## BEGIN
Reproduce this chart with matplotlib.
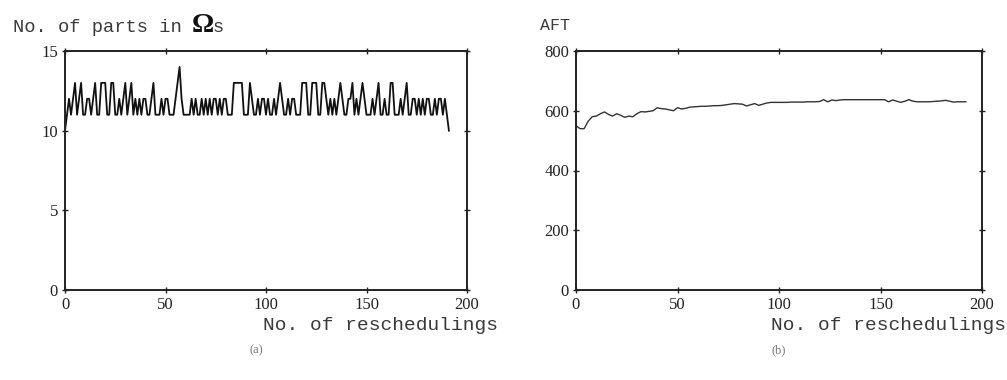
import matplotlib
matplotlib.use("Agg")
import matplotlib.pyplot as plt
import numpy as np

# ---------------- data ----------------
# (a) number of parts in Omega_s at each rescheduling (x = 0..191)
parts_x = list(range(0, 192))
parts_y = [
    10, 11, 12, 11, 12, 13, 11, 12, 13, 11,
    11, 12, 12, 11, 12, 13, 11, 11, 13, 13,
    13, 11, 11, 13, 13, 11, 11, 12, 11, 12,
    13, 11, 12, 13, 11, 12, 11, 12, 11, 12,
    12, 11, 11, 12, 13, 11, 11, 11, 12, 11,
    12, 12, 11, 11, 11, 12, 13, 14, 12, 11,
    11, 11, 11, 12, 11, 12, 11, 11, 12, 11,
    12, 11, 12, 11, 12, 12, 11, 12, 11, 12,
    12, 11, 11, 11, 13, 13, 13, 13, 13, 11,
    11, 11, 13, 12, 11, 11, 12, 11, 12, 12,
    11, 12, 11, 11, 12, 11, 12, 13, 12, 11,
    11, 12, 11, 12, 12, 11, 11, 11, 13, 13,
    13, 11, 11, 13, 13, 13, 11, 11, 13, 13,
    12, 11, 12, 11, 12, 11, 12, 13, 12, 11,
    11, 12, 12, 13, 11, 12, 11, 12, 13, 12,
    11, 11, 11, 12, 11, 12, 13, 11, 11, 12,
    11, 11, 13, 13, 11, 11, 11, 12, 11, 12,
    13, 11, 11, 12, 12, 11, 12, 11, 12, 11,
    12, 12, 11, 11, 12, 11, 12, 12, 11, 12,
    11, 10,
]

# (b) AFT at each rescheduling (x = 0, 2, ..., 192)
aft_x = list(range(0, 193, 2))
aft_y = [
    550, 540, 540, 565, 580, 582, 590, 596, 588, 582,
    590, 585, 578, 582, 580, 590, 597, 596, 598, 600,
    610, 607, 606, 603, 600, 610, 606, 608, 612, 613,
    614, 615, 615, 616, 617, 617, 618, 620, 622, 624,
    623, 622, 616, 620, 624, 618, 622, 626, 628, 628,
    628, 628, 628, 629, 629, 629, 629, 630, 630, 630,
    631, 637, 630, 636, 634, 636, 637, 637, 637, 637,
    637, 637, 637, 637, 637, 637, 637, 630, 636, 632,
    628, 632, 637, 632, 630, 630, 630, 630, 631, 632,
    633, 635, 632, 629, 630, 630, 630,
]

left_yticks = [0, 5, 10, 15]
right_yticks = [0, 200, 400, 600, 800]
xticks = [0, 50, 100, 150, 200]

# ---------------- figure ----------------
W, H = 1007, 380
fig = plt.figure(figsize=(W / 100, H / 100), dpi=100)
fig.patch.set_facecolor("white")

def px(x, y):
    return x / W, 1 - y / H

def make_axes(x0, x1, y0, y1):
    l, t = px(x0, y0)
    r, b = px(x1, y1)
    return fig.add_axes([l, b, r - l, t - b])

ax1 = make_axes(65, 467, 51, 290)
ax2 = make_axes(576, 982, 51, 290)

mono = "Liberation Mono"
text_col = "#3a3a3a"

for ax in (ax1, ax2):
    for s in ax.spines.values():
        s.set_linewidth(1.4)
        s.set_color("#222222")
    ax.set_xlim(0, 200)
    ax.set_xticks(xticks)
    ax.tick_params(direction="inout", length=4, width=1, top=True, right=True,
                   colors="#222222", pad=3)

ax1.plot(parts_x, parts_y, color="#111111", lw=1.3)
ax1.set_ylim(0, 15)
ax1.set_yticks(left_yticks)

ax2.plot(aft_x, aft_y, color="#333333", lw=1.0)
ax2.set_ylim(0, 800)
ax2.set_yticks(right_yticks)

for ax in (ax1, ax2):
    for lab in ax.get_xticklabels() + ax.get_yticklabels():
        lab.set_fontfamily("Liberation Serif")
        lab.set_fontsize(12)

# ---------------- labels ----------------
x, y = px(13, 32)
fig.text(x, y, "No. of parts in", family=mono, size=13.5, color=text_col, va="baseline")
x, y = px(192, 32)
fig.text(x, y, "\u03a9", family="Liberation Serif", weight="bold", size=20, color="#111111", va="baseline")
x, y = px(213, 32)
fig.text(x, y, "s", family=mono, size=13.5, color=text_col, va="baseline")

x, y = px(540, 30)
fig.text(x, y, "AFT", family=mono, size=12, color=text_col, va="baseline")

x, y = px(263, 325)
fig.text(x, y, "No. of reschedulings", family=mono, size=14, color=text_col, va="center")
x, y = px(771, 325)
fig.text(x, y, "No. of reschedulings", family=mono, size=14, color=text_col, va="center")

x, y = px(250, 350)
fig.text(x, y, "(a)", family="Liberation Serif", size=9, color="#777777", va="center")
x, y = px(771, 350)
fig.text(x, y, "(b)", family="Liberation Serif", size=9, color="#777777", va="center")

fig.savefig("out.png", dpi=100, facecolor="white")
## END
*Task directions*: Omit each picture, then return all of the listing exactly as it stands.

*Complete answer*:
Reproduce this chart with matplotlib.
import matplotlib
matplotlib.use("Agg")
import matplotlib.pyplot as plt
import numpy as np

# ---------------- data ----------------
# (a) number of parts in Omega_s at each rescheduling (x = 0..191)
parts_x = list(range(0, 192))
parts_y = [
    10, 11, 12, 11, 12, 13, 11, 12, 13, 11,
    11, 12, 12, 11, 12, 13, 11, 11, 13, 13,
    13, 11, 11, 13, 13, 11, 11, 12, 11, 12,
    13, 11, 12, 13, 11, 12, 11, 12, 11, 12,
    12, 11, 11, 12, 13, 11, 11, 11, 12, 11,
    12, 12, 11, 11, 11, 12, 13, 14, 12, 11,
    11, 11, 11, 12, 11, 12, 11, 11, 12, 11,
    12, 11, 12, 11, 12, 12, 11, 12, 11, 12,
    12, 11, 11, 11, 13, 13, 13, 13, 13, 11,
    11, 11, 13, 12, 11, 11, 12, 11, 12, 12,
    11, 12, 11, 11, 12, 11, 12, 13, 12, 11,
    11, 12, 11, 12, 12, 11, 11, 11, 13, 13,
    13, 11, 11, 13, 13, 13, 11, 11, 13, 13,
    12, 11, 12, 11, 12, 11, 12, 13, 12, 11,
    11, 12, 12, 13, 11, 12, 11, 12, 13, 12,
    11, 11, 11, 12, 11, 12, 13, 11, 11, 12,
    11, 11, 13, 13, 11, 11, 11, 12, 11, 12,
    13, 11, 11, 12, 12, 11, 12, 11, 12, 11,
    12, 12, 11, 11, 12, 11, 12, 12, 11, 12,
    11, 10,
]

# (b) AFT at each rescheduling (x = 0, 2, ..., 192)
aft_x = list(range(0, 193, 2))
aft_y = [
    550, 540, 540, 565, 580, 582, 590, 596, 588, 582,
    590, 585, 578, 582, 580, 590, 597, 596, 598, 600,
    610, 607, 606, 603, 600, 610, 606, 608, 612, 613,
    614, 615, 615, 616, 617, 617, 618, 620, 622, 624,
    623, 622, 616, 620, 624, 618, 622, 626, 628, 628,
    628, 628, 628, 629, 629, 629, 629, 630, 630, 630,
    631, 637, 630, 636, 634, 636, 637, 637, 637, 637,
    637, 637, 637, 637, 637, 637, 637, 630, 636, 632,
    628, 632, 637, 632, 630, 630, 630, 630, 631, 632,
    633, 635, 632, 629, 630, 630, 630,
]

left_yticks = [0, 5, 10, 15]
right_yticks = [0, 200, 400, 600, 800]
xticks = [0, 50, 100, 150, 200]

# ---------------- figure ----------------
W, H = 1007, 380
fig = plt.figure(figsize=(W / 100, H / 100), dpi=100)
fig.patch.set_facecolor("white")

def px(x, y):
    return x / W, 1 - y / H

def make_axes(x0, x1, y0, y1):
    l, t = px(x0, y0)
    r, b = px(x1, y1)
    return fig.add_axes([l, b, r - l, t - b])

ax1 = make_axes(65, 467, 51, 290)
ax2 = make_axes(576, 982, 51, 290)

mono = "Liberation Mono"
text_col = "#3a3a3a"

for ax in (ax1, ax2):
    for s in ax.spines.values():
        s.set_linewidth(1.4)
        s.set_color("#222222")
    ax.set_xlim(0, 200)
    ax.set_xticks(xticks)
    ax.tick_params(direction="inout", length=4, width=1, top=True, right=True,
                   colors="#222222", pad=3)

ax1.plot(parts_x, parts_y, color="#111111", lw=1.3)
ax1.set_ylim(0, 15)
ax1.set_yticks(left_yticks)

ax2.plot(aft_x, aft_y, color="#333333", lw=1.0)
ax2.set_ylim(0, 800)
ax2.set_yticks(right_yticks)

for ax in (ax1, ax2):
    for lab in ax.get_xticklabels() + ax.get_yticklabels():
        lab.set_fontfamily("Liberation Serif")
        lab.set_fontsize(12)

# ---------------- labels ----------------
x, y = px(13, 32)
fig.text(x, y, "No. of parts in", family=mono, size=13.5, color=text_col, va="baseline")
x, y = px(192, 32)
fig.text(x, y, "\u03a9", family="Liberation Serif", weight="bold", size=20, color="#111111", va="baseline")
x, y = px(213, 32)
fig.text(x, y, "s", family=mono, size=13.5, color=text_col, va="baseline")

x, y = px(540, 30)
fig.text(x, y, "AFT", family=mono, size=12, color=text_col, va="baseline")

x, y = px(263, 325)
fig.text(x, y, "No. of reschedulings", family=mono, size=14, color=text_col, va="center")
x, y = px(771, 325)
fig.text(x, y, "No. of reschedulings", family=mono, size=14, color=text_col, va="center")

x, y = px(250, 350)
fig.text(x, y, "(a)", family="Liberation Serif", size=9, color="#777777", va="center")
x, y = px(771, 350)
fig.text(x, y, "(b)", family="Liberation Serif", size=9, color="#777777", va="center")

fig.savefig("out.png", dpi=100, facecolor="white")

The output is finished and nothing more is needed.